Giants go all in with Beltran – as they should have

New York Mets batter Carlos Beltran follows through on his swing as he hits a three-run home run against the San Francisco Giants in the first inning of their MLB National League baseball game in New York, May 3, 2011. REUTERS/Ray Stubblebine (UNITED STATES – Tags: SPORT BASEBALL)

Zach Wheeler isn’t someone I would give up for a 34-year-old rental who probably won’t stick around for more than two months. But then again, when you have the opportunity to play in your second World Series in as many years, you do whatever it takes to get back there.

This Carlos Beltran trade has had me spinning. At first I was shocked when I heard the Giants were willing to part with Wheeler (their top prospect) for a potential rental like Beltran. Then I was downright furious when I got to thinking about how the Giants just gave up one of the best pitching prospects in baseball and only got Beltran in return. I even had a 700-word piece written on how Giants GM Brian Sabean once again overpaid in his pursuit for a veteran player.

But after sleeping on it, I’ve come to my senses. I still don’t like the fact that Sabean parted with his top prospect for someone who may not be around in two months. It’s too risky. If the Giants fail to make the postseason or get swept in the divisional round, then this trade was all for naught. The Mets wanted a top prospect for Beltran and they got one of the best in baseball. The Giants had money to burn and were (albeit seemingly) willing to pay most of Beltran’s contract in order to avoid giving up a good prospect. So instead they gave up their best prospect. As I alluded to in the intro, I wouldn’t have parted with Wheeler for Beltran. I would have parted with Wheeler in a deal for B.J. Upton, who hasn’t hit his weight since 2008 but who is just 26 and a potential five-tool player. He’s also under team control for the next several years, unlike Beltran, who becomes a free agent this winter.

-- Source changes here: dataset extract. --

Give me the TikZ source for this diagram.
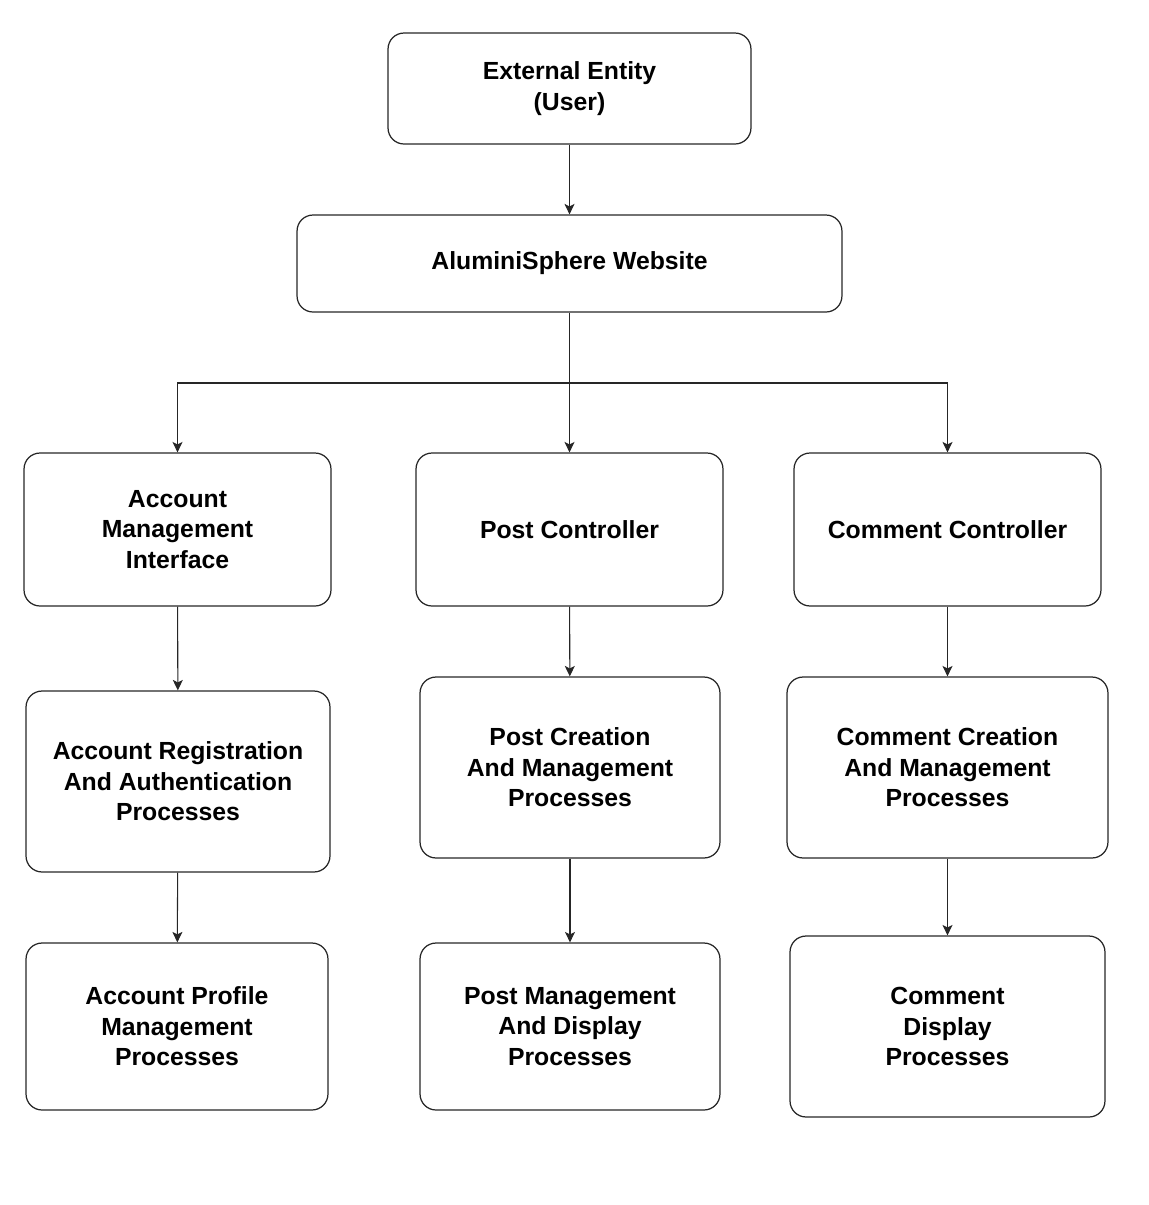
\documentclass[tikz,border=0pt]{standalone}
\usepackage{fontspec}
\setmainfont{Liberation Sans}
\usepackage{tikz}
\usetikzlibrary{arrows.meta,positioning}

\begin{document}
\begin{tikzpicture}[
x=0.02cm,y=-0.02cm,
font=\fontsize{14.1}{17.3}\selectfont\bfseries,
box/.style={draw=black!85,line width=0.7pt,rounded corners=0.32cm,align=center,inner sep=0pt},
arrow/.style={-{Stealth[length=2.1mm,width=2.0mm,inset=0.5mm]},line width=0.6pt,draw=black!85},
]
\useasboundingbox (0,0) rectangle (1149,1205);
% top
\node[box,minimum width=7.26cm,minimum height=2.22cm] (user) at (569.5,88.5) {External Entity\\(User)};
\node[box,minimum width=10.9cm,minimum height=1.94cm] (site) at (569.5,263.5) {AluminiSphere Website};
% controllers
\node[box,minimum width=6.14cm,minimum height=3.06cm] (acct) at (177.5,529.5) {Account\\Management\\Interface};
\node[box,minimum width=6.14cm,minimum height=3.06cm] (postctl) at (569.5,529.5) {Post Controller};
\node[box,minimum width=6.14cm,minimum height=3.06cm] (cmtctl) at (947.5,529.5) {Comment Controller};
% processes
\node[box,minimum width=6.08cm,minimum height=3.62cm] (reg) at (178,781.5) {Account Registration\\And Authentication\\Processes};
\node[box,minimum width=6.0cm,minimum height=3.62cm] (postnew) at (570,767.5) {Post Creation\\And Management\\Processes};
\node[box,minimum width=6.42cm,minimum height=3.62cm] (cmtnew) at (947.5,767.5) {Comment Creation\\And Management\\Processes};
\node[box,minimum width=6.04cm,minimum height=3.34cm] (profile) at (177,1026.5) {Account Profile\\Management\\Processes};
\node[box,minimum width=6.0cm,minimum height=3.34cm] (postshow) at (570,1026.5) {Post Management\\And Display\\Processes};
\node[box,minimum width=6.3cm,minimum height=3.62cm] (cmtshow) at (947.5,1026.5) {Comment\\Display\\Processes};
\coordinate (split) at (569.5,383);
% connectors
\draw[arrow] (user) -- (site);
\draw[arrow] (site) -- (postctl);
\draw[arrow] (split) -| (acct);
\draw[arrow] (split) -| (cmtctl);
\draw[arrow] (acct) -- (reg);
\draw[arrow] (postctl) -- (postnew);
\draw[arrow] (cmtctl) -- (cmtnew);
\draw[arrow] (reg) -- (profile);
\draw[arrow] (postnew) -- (postshow);
\draw[arrow] (cmtnew) -- (cmtshow);
\end{tikzpicture}
\end{document}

No, I wouldn’t have traded Wheeler for Beltran. But then again, let’s stop and look at the big picture here. The Giants already have three young guns in Tim Lincecum, Matt Cain and Madison Bumgarner, who all figure to be around a while. And the club’s scouting department is so good that they’ll probably draft three Wheelers by the time they need arms again. What they needed now was offense – and bad.

Pre-Beltran, I don’t think anyone could look at San Francisco’s lineup and say it was good enough to beat Philadelphia or Atlanta in the postseason. But Beltran gives them the middle-of-the-order presence that they sorely needed. For as good as Pablo Sandoval is, he isn’t enough and for God’s sake, Bruce Bochy has been reduced to batting Mike Fontenot third at times this year. If there’s any team that needed a Carlos Beltran, it was the Giants – Zach Wheeler be damned.

And for once, let me give Sabean credit. Some criticized him for trading Tim Alderson for Freddy Sanchez (another potential rental) a couple of years ago, and for dealing John Bowker in the deal that netted LOOGY Javier Lopez. But without Sanchez (whom Sabean wound up re-signing) and Lopez (who was virtually un-hittable in the playoffs), the Giants would have never won last year. Sabean has some downright nasty acquisitions on his resume, but the guy has been pretty damn good over the past couple of years.

Before the 2010 season, the Giants hoped they would have a team ready to seriously contend by 2011 or 2012. As it turns out, destiny brought them a title last year and now they have a great opportunity to win again this year. But they needed a big bat. That’s why you part with a Zach Wheeler for Carlos Beltran, even though the latter might only be around for another two months. You part with a Zach Wheeler so you can win. And really, isn’t that the point here?